# WHAT YOU HAVE TO DO
Will you repeat only the lines from the one with "Write a web" through the one with "const halfMaxLeft = 38.4525;", both included, leaving every picture out?

# ENTRIES SUPPLIED
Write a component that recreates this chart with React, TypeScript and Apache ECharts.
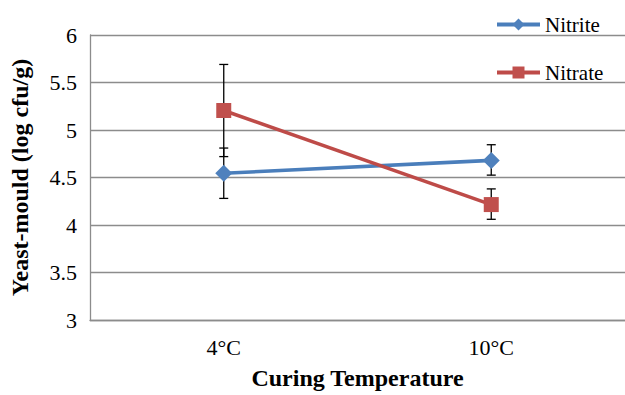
import React, { useEffect, useRef } from "react";
import * as echarts from "echarts";

const categories = ["4°C", "10°C"];
const seriesNames = ["Nitrite", "Nitrate"];
const nitrite = [4.545, 4.68];
const nitriteLow = [4.28, 4.525];
const nitriteHigh = [4.81, 4.845];
const nitrate = [5.205, 4.215];
const nitrateLow = [4.72, 4.06];
const nitrateHigh = [5.69, 4.38];
const yTicks = { min: 3, max: 6, interval: 0.5 };

const FONT = "Liberation Serif";

export default function App() {
  const ref = useRef<HTMLDivElement>(null);
  useEffect(() => {
    if (!ref.current) return;
    const chart = echarts.init(ref.current, undefined, { renderer: "svg" });
    const errData: number[][] = [];
    categories.forEach((_, i) => {
      errData.push([i, nitriteLow[i], nitriteHigh[i]]);
      errData.push([i, nitrateLow[i], nitrateHigh[i]]);
    });
    const renderItem = (params: any, api: any) => {
      const x = api.value(0);
      const lo = api.coord([x, api.value(1)]);
      const hi = api.coord([x, api.value(2)]);
      const w = 4.5;
      const style = { stroke: "#000", lineWidth: 1.3 };
      return {
        type: "group",
        children: [
          { type: "line", shape: { x1: lo[0], y1: lo[1], x2: hi[0], y2: hi[1] }, style },
          { type: "line", shape: { x1: lo[0] - w, y1: lo[1], x2: lo[0] + w, y2: lo[1] }, style },
          { type: "line", shape: { x1: hi[0] - w, y1: hi[1], x2: hi[0] + w, y2: hi[1] }, style },
        ],
      };
    };
    const legendText = { fontFamily: "Times New Roman", fontSize: 21, color: "#000" };
    chart.setOption({
      animation: false,
      backgroundColor: "#fff",
      textStyle: { fontFamily: FONT },
      grid: { left: 88, right: 0, top: 35, bottom: 70, containLabel: false },
      legend: {
        orient: "vertical",
        left: 490,
        top: 9,
        itemGap: 27,
        itemWidth: 43,
        itemHeight: 15,
        textStyle: legendText,
        lineStyle: { width: 4 },
        data: seriesNames,
      },
      xAxis: {
        type: "category",
        data: categories,
        boundaryGap: true,
        axisLine: { lineStyle: { color: "#8c8c8c", width: 1.3 } },
        axisTick: { show: false },
        axisLabel: { fontFamily: FONT, fontSize: 22, color: "#000", margin: 16 },
        name: "Curing Temperature",
        nameLocation: "middle",
        nameGap: 46,
        nameTextStyle: { fontFamily: FONT, fontSize: 24, fontWeight: "bold", color: "#000" },
      },
      yAxis: {
        type: "value",
        min: yTicks.min,
        max: yTicks.max,
        interval: yTicks.interval,
        axisLine: { show: true, lineStyle: { color: "#8c8c8c", width: 1.3 } },
        axisTick: { show: false },
        splitLine: { lineStyle: { color: "#8c8c8c", width: 1.3 } },
        axisLabel: { fontFamily: FONT, fontSize: 22, color: "#000", margin: 13 },
        name: "Yeast-mould (log cfu/g)",
        nameLocation: "middle",
        nameGap: 58,
        nameTextStyle: { fontFamily: FONT, fontSize: 24, fontWeight: "bold", color: "#000" },
      },
      series: [
        {
          type: "custom",
          name: "err",
          renderItem,
          data: errData,
          z: 1,
          silent: true,
        },
        {
          name: seriesNames[0],
          type: "line",
          data: nitrite,
          symbol: "diamond",
          symbolSize: 17,
          z: 3,
          lineStyle: { color: "#4A7EBB", width: 3.6 },
          itemStyle: { color: "#4F81BD" },
        },
        {
          name: seriesNames[1],
          type: "line",
          data: nitrate,
          symbol: "rect",
          symbolSize: 15,
          z: 3,
          lineStyle: { color: "#BE4B48", width: 3.6 },
          itemStyle: { color: "#C0504D" },
        },
      ],
    });
    return () => chart.dispose();
  }, []);
  return (
    <div
      ref={ref}
      style={{ position: "fixed", left: 0, top: 0, width: 625, height: 395 }}
    />
  );
}
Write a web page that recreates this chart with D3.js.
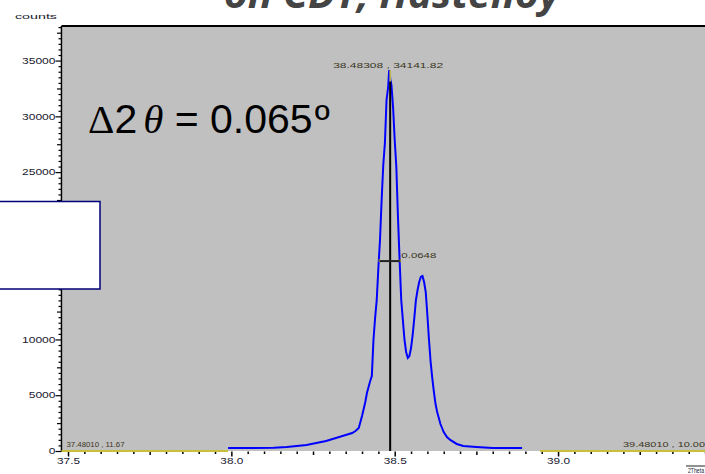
<!DOCTYPE html>
<html>
<head>
<meta charset="utf-8">
<script src="https://cdn.jsdelivr.net/npm/d3@7"></script>
<style>
  body { margin: 0; background: #fff; }
  svg { display: block; }
</style>
</head>
<body>
<svg id="chart" width="705" height="474"></svg>
<script>
// Diffraction scan: 2θ (degrees) and detector counts
const twoTheta = [
  37.990, 38.050, 38.130, 38.170, 38.200, 38.230, 38.260, 38.290, 38.320, 38.350,
  38.370, 38.380, 38.390, 38.395, 38.400, 38.405, 38.410, 38.415, 38.420, 38.425,
  38.430, 38.435, 38.440, 38.445, 38.450, 38.455, 38.460, 38.465, 38.470, 38.475,
  38.480, 38.48308, 38.487, 38.490, 38.495, 38.500, 38.505, 38.510, 38.515, 38.520,
  38.525, 38.530, 38.535, 38.540, 38.545, 38.550, 38.555, 38.560, 38.565, 38.570,
  38.575, 38.580, 38.585, 38.590, 38.595, 38.600, 38.605, 38.610, 38.615, 38.620,
  38.625, 38.630, 38.640, 38.650, 38.660, 38.670, 38.690, 38.710, 38.750, 38.800,
  38.890
];
const counts = [
  270, 270, 300, 360, 450, 540, 720, 900, 1170, 1430,
  1610, 1790, 2060, 2600, 3140, 3770, 4390, 5200, 5740, 6280,
  6720, 9950, 11920, 13540, 16400, 18920, 22500, 25640, 27610, 31470,
  32630, 34141.82, 33260, 32810, 30840, 27880, 25460, 20980, 17120, 13540,
  11740, 9950, 8880, 8340, 8520, 9230, 10400, 11920, 13540, 14430,
  15150, 15600, 15690, 15150, 14250, 12190, 9950, 7980, 6540, 5290,
  4210, 3500, 2420, 1700, 1255, 990, 630, 450, 360, 270,
  270
];

// Peak search result and width
const peakPos = 38.48308;
const peakCounts = 34141.82;
const fwhm = 0.0648;
const halfMaxLeft = 38.4525;

// Axis ranges and labels
const xDomain = [37.4801, 39.4801];
const yDomain = [0, 38100];
const xTickLabels = ["37.5", "38.0", "38.5", "39.0"];
const xTickValues = [37.5, 38.0, 38.5, 39.0];
const yTickValues = [0, 5000, 10000, 15000, 20000, 25000, 30000, 35000];
const yTickLabels = ["0", "5000", "10000", "15000", "20000", "25000", "30000", "35000"];

// Background level segments outside the measured peak window
const bkgRanges = [[37.4801, 37.99], [38.945, 39.4801]];

// Marker texts
const startLabel = "37.48010 , 11.67";
const endLabel = "39.48010 , 10.00";
const peakLabel = "38.48308 , 34141.82";
const fwhmLabel = "0.0648";
const titleText = "on CDT, Hastelloy";
const yAxisTitle = "counts";
const xAxisTitle = "2Theta";

const svg = d3.select("#chart");
const W = 705;

const x = d3.scaleLinear().domain(xDomain).range([61.5, 61.5 + 2 * 326.7]);
const y = d3.scaleLinear().domain(yDomain).range([451, 26]);

// Title (runs off the top edge)
svg.append("text")
  .attr("x", 224).attr("y", 8)
  .attr("font-family", "Open Sans")
  .attr("font-weight", "bold")
  .attr("font-style", "italic")
  .attr("font-size", 40)
  .attr("fill", "#444")
  .attr("textLength", 336)
  .attr("lengthAdjust", "spacingAndGlyphs")
  .text(titleText);

// Plot background
svg.append("rect")
  .attr("x", x(xDomain[0]) + 1).attr("y", y(yDomain[1]))
  .attr("width", W - x(xDomain[0])).attr("height", y(0) - y(yDomain[1]))
  .attr("fill", "#c0c0c0");

// Top frame line
svg.append("line")
  .attr("x1", x(xDomain[0])).attr("x2", W)
  .attr("y1", y(yDomain[1])).attr("y2", y(yDomain[1]))
  .attr("stroke", "#000").attr("stroke-width", 2);

const tickFont = "Liberation Sans";
const tickColor = "#1a1a30";

// Y axis: minor, medium and major ticks
function yAxisLayer(values, size, labels) {
  const ax = d3.axisLeft(y).tickValues(values).tickSize(size).tickPadding(0)
    .tickFormat((d, i) => labels ? labels[i] : "");
  const g = svg.append("g").attr("transform", `translate(${x(xDomain[0])},0)`).call(ax);
  g.select(".domain").remove();
  g.selectAll(".tick line").attr("stroke", "#000").attr("stroke-width", 1.2);
  g.selectAll(".tick text")
    .attr("font-family", tickFont).attr("font-size", 8.5).attr("fill", tickColor)
    .attr("textLength", d => String(d).length * 6.7)
    .attr("lengthAdjust", "spacingAndGlyphs");
  return g;
}
yAxisLayer(d3.range(0, yDomain[1], 500).filter(v => v % 2500 !== 0), 3);
yAxisLayer(d3.range(0, yDomain[1], 2500).filter(v => v % 5000 !== 0), 4.5);
yAxisLayer(yTickValues, 6, yTickLabels);

svg.append("line")
  .attr("x1", x(xDomain[0])).attr("x2", x(xDomain[0]))
  .attr("y1", y(yDomain[1])).attr("y2", y(0) + 1)
  .attr("stroke", "#000").attr("stroke-width", 1.6);

// X axis: minor, medium and major ticks
function xAxisLayer(values, size, labels) {
  const ax = d3.axisBottom(x).tickValues(values).tickSize(size).tickPadding(1)
    .tickFormat((d, i) => labels ? labels[i] : "");
  const g = svg.append("g").attr("transform", `translate(0,${y(0) + 0.5})`).call(ax);
  g.select(".domain").remove();
  g.selectAll(".tick line").attr("stroke", "#000").attr("stroke-width", 1.5);
  g.selectAll(".tick text")
    .attr("font-family", tickFont).attr("font-size", 8.5).attr("fill", tickColor)
    .attr("textLength", 23).attr("lengthAdjust", "spacingAndGlyphs");
  return g;
}
const minorX = d3.range(0, 41).map(i => 37.5 + i * 0.05).filter((v, i) => i % 5 !== 0);
xAxisLayer(minorX, 2.5);
xAxisLayer([37.75, 38.25, 38.75, 39.25], 3.5);
xAxisLayer(xTickValues, 5, xTickLabels);

// Background level (yellow) where no scan data
bkgRanges.forEach(r => {
  svg.append("line")
    .attr("x1", x(r[0])).attr("x2", x(r[1]))
    .attr("y1", y(0)).attr("y2", y(0))
    .attr("stroke", "#c8c03a").attr("stroke-width", 2);
});

// Measured profile
const pts = twoTheta.map((t, i) => [t, counts[i]]);
const line = d3.line().x(d => x(d[0])).y(d => y(d[1]));
svg.append("path")
  .datum(pts)
  .attr("d", line)
  .attr("fill", "none")
  .attr("stroke", "#0000ff")
  .attr("stroke-width", 2)
  .attr("stroke-linejoin", "miter");

// Peak marker
const px = x(peakPos) + 1;
svg.append("line")
  .attr("x1", px).attr("x2", px)
  .attr("y1", y(peakCounts * 0.97)).attr("y2", y(0))
  .attr("stroke", "#000").attr("stroke-width", 2);
svg.append("line")
  .attr("x1", px).attr("x2", px)
  .attr("y1", y(peakCounts)).attr("y2", y(peakCounts * 0.97))
  .attr("stroke", "#c8c03a").attr("stroke-width", 1.5);

// FWHM bar
const hy = y(peakCounts / 2) + 0.5;
const hx1 = x(halfMaxLeft), hx2 = x(halfMaxLeft + fwhm);
svg.append("line")
  .attr("x1", hx1).attr("x2", hx2).attr("y1", hy).attr("y2", hy)
  .attr("stroke", "#222").attr("stroke-width", 2);
[hx1, hx2].forEach(hx => {
  svg.append("line")
    .attr("x1", hx).attr("x2", hx).attr("y1", hy - 2).attr("y2", hy + 1)
    .attr("stroke", "#8a7f30").attr("stroke-width", 1.2);
});

// Small marker labels
function smallLabel(txt, lx, ly, len, color) {
  svg.append("text")
    .attr("x", lx).attr("y", ly)
    .attr("font-family", tickFont).attr("font-size", 7.5)
    .attr("fill", color || "#3a3520")
    .attr("textLength", len).attr("lengthAdjust", "spacingAndGlyphs")
    .text(txt);
}
smallLabel(peakLabel, x(peakPos) - 56, y(peakCounts) - 2.5, 110);
smallLabel(fwhmLabel, hx2 + 1, hy - 3, 35);
smallLabel(startLabel, x(xDomain[0]) + 5, y(0) - 4, 58);
smallLabel(endLabel, 623, y(0) - 4, 82);

// Axis titles
smallLabel(yAxisTitle, 15, 19, 42, "#1a1a30");
svg.append("line").attr("x1", 686).attr("x2", 705).attr("y1", 466).attr("y2", 466)
  .attr("stroke", "#222").attr("stroke-width", 1);
smallLabel(xAxisTitle, 688, 473, 16, "#1a1a30");

// White box covering part of the left axis
svg.append("rect")
  .attr("x", -2).attr("y", 201.5).attr("width", 102).attr("height", 87.5)
  .attr("fill", "#fff").attr("stroke", "#00007a").attr("stroke-width", 1.5);

// Peak splitting annotation
const ann = svg.append("text")
  .attr("x", 88).attr("y", 133)
  .attr("font-size", 41).attr("fill", "#000");
ann.append("tspan").attr("font-family", "Liberation Serif").text("Δ");
ann.append("tspan").attr("font-family", "Liberation Sans").text("2");
ann.append("tspan").attr("font-family", "Liberation Serif").attr("font-style", "italic").attr("dx", 6).text("θ");
ann.append("tspan").attr("font-family", "Liberation Sans").text(" = 0.065");
ann.append("tspan").attr("font-family", "Liberation Sans").attr("dx", 2).text("º");
</script>
</body>
</html>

# EXERCISE SOLUTION
Write a web page that recreates this chart with D3.js.
<!DOCTYPE html>
<html>
<head>
<meta charset="utf-8">
<script src="https://cdn.jsdelivr.net/npm/d3@7"></script>
<style>
  body { margin: 0; background: #fff; }
  svg { display: block; }
</style>
</head>
<body>
<svg id="chart" width="705" height="474"></svg>
<script>
// Diffraction scan: 2θ (degrees) and detector counts
const twoTheta = [
  37.990, 38.050, 38.130, 38.170, 38.200, 38.230, 38.260, 38.290, 38.320, 38.350,
  38.370, 38.380, 38.390, 38.395, 38.400, 38.405, 38.410, 38.415, 38.420, 38.425,
  38.430, 38.435, 38.440, 38.445, 38.450, 38.455, 38.460, 38.465, 38.470, 38.475,
  38.480, 38.48308, 38.487, 38.490, 38.495, 38.500, 38.505, 38.510, 38.515, 38.520,
  38.525, 38.530, 38.535, 38.540, 38.545, 38.550, 38.555, 38.560, 38.565, 38.570,
  38.575, 38.580, 38.585, 38.590, 38.595, 38.600, 38.605, 38.610, 38.615, 38.620,
  38.625, 38.630, 38.640, 38.650, 38.660, 38.670, 38.690, 38.710, 38.750, 38.800,
  38.890
];
const counts = [
  270, 270, 300, 360, 450, 540, 720, 900, 1170, 1430,
  1610, 1790, 2060, 2600, 3140, 3770, 4390, 5200, 5740, 6280,
  6720, 9950, 11920, 13540, 16400, 18920, 22500, 25640, 27610, 31470,
  32630, 34141.82, 33260, 32810, 30840, 27880, 25460, 20980, 17120, 13540,
  11740, 9950, 8880, 8340, 8520, 9230, 10400, 11920, 13540, 14430,
  15150, 15600, 15690, 15150, 14250, 12190, 9950, 7980, 6540, 5290,
  4210, 3500, 2420, 1700, 1255, 990, 630, 450, 360, 270,
  270
];

// Peak search result and width
const peakPos = 38.48308;
const peakCounts = 34141.82;
const fwhm = 0.0648;
const halfMaxLeft = 38.4525;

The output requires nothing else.